┏━━

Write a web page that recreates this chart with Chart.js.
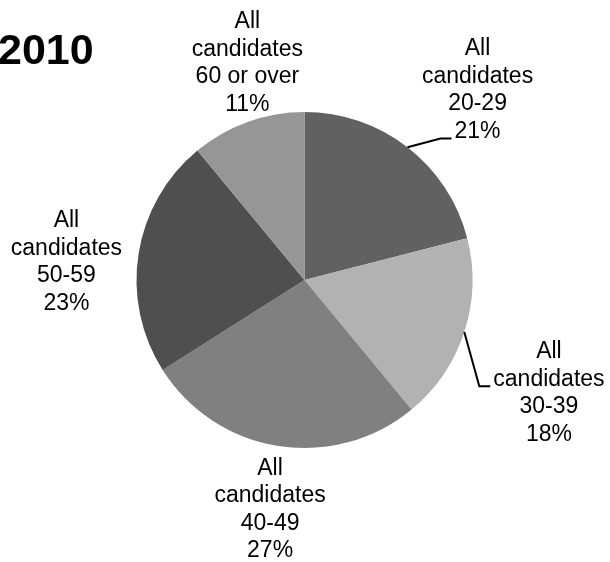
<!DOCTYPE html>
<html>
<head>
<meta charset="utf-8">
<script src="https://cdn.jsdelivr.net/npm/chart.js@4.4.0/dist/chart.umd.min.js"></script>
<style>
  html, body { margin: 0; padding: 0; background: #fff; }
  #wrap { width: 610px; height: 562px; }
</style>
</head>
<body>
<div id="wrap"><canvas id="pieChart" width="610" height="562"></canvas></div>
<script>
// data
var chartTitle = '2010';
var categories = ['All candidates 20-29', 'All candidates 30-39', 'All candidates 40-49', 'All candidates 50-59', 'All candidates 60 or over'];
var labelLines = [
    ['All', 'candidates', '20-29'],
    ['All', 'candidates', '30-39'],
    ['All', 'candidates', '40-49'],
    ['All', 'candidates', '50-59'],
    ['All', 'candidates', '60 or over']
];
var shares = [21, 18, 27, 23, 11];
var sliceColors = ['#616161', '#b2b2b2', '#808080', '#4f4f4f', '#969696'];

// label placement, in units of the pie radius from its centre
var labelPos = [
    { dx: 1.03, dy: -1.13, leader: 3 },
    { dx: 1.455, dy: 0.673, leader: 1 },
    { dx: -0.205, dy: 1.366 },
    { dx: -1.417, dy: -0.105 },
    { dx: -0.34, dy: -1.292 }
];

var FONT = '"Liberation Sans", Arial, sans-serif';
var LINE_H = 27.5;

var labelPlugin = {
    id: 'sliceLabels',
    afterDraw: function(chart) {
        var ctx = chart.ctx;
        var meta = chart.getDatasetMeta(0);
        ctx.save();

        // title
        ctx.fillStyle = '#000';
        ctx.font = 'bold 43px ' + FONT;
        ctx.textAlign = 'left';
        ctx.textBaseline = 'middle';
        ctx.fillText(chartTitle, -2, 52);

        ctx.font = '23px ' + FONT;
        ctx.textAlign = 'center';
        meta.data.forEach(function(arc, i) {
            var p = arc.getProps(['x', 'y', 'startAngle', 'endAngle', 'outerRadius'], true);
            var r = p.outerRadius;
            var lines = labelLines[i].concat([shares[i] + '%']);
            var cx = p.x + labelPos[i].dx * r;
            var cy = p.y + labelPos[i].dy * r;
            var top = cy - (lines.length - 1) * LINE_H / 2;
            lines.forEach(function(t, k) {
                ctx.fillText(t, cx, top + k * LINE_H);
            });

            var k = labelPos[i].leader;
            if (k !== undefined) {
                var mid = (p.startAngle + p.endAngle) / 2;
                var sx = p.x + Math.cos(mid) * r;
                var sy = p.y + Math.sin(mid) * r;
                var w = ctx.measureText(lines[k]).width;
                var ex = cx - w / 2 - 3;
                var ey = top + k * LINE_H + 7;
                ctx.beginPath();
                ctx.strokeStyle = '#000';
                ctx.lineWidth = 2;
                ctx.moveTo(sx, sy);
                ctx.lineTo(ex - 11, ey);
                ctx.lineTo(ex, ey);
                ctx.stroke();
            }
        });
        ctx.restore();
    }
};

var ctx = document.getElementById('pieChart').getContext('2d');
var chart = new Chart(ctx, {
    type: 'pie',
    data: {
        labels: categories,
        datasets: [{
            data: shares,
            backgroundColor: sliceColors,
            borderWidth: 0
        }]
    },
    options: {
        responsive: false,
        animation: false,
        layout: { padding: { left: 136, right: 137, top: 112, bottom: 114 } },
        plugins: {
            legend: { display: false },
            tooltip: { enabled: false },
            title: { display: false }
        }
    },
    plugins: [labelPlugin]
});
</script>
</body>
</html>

┗━━

> _WHAT NEEDS TO BE DONE_: Set the pictures aside and transcribe the data above exactly.

> _EXERCISE ANSWER_:
Write a web page that recreates this chart with Chart.js.
<!DOCTYPE html>
<html>
<head>
<meta charset="utf-8">
<script src="https://cdn.jsdelivr.net/npm/chart.js@4.4.0/dist/chart.umd.min.js"></script>
<style>
  html, body { margin: 0; padding: 0; background: #fff; }
  #wrap { width: 610px; height: 562px; }
</style>
</head>
<body>
<div id="wrap"><canvas id="pieChart" width="610" height="562"></canvas></div>
<script>
// data
var chartTitle = '2010';
var categories = ['All candidates 20-29', 'All candidates 30-39', 'All candidates 40-49', 'All candidates 50-59', 'All candidates 60 or over'];
var labelLines = [
    ['All', 'candidates', '20-29'],
    ['All', 'candidates', '30-39'],
    ['All', 'candidates', '40-49'],
    ['All', 'candidates', '50-59'],
    ['All', 'candidates', '60 or over']
];
var shares = [21, 18, 27, 23, 11];
var sliceColors = ['#616161', '#b2b2b2', '#808080', '#4f4f4f', '#969696'];

// label placement, in units of the pie radius from its centre
var labelPos = [
    { dx: 1.03, dy: -1.13, leader: 3 },
    { dx: 1.455, dy: 0.673, leader: 1 },
    { dx: -0.205, dy: 1.366 },
    { dx: -1.417, dy: -0.105 },
    { dx: -0.34, dy: -1.292 }
];

var FONT = '"Liberation Sans", Arial, sans-serif';
var LINE_H = 27.5;

var labelPlugin = {
    id: 'sliceLabels',
    afterDraw: function(chart) {
        var ctx = chart.ctx;
        var meta = chart.getDatasetMeta(0);
        ctx.save();

        // title
        ctx.fillStyle = '#000';
        ctx.font = 'bold 43px ' + FONT;
        ctx.textAlign = 'left';
        ctx.textBaseline = 'middle';
        ctx.fillText(chartTitle, -2, 52);

        ctx.font = '23px ' + FONT;
        ctx.textAlign = 'center';
        meta.data.forEach(function(arc, i) {
            var p = arc.getProps(['x', 'y', 'startAngle', 'endAngle', 'outerRadius'], true);
            var r = p.outerRadius;
            var lines = labelLines[i].concat([shares[i] + '%']);
            var cx = p.x + labelPos[i].dx * r;
            var cy = p.y + labelPos[i].dy * r;
            var top = cy - (lines.length - 1) * LINE_H / 2;
            lines.forEach(function(t, k) {
                ctx.fillText(t, cx, top + k * LINE_H);
            });

            var k = labelPos[i].leader;
            if (k !== undefined) {
                var mid = (p.startAngle + p.endAngle) / 2;
                var sx = p.x + Math.cos(mid) * r;
                var sy = p.y + Math.sin(mid) * r;
                var w = ctx.measureText(lines[k]).width;
                var ex = cx - w / 2 - 3;
                var ey = top + k * LINE_H + 7;
                ctx.beginPath();
                ctx.strokeStyle = '#000';
                ctx.lineWidth = 2;
                ctx.moveTo(sx, sy);
                ctx.lineTo(ex - 11, ey);
                ctx.lineTo(ex, ey);
                ctx.stroke();
            }
        });
        ctx.restore();
    }
};

var ctx = document.getElementById('pieChart').getContext('2d');
var chart = new Chart(ctx, {
    type: 'pie',
    data: {
        labels: categories,
        datasets: [{
            data: shares,
            backgroundColor: sliceColors,
            borderWidth: 0
        }]
    },
    options: {
        responsive: false,
        animation: false,
        layout: { padding: { left: 136, right: 137, top: 112, bottom: 114 } },
        plugins: {
            legend: { display: false },
            tooltip: { enabled: false },
            title: { display: false }
        }
    },
    plugins: [labelPlugin]
});
</script>
</body>
</html>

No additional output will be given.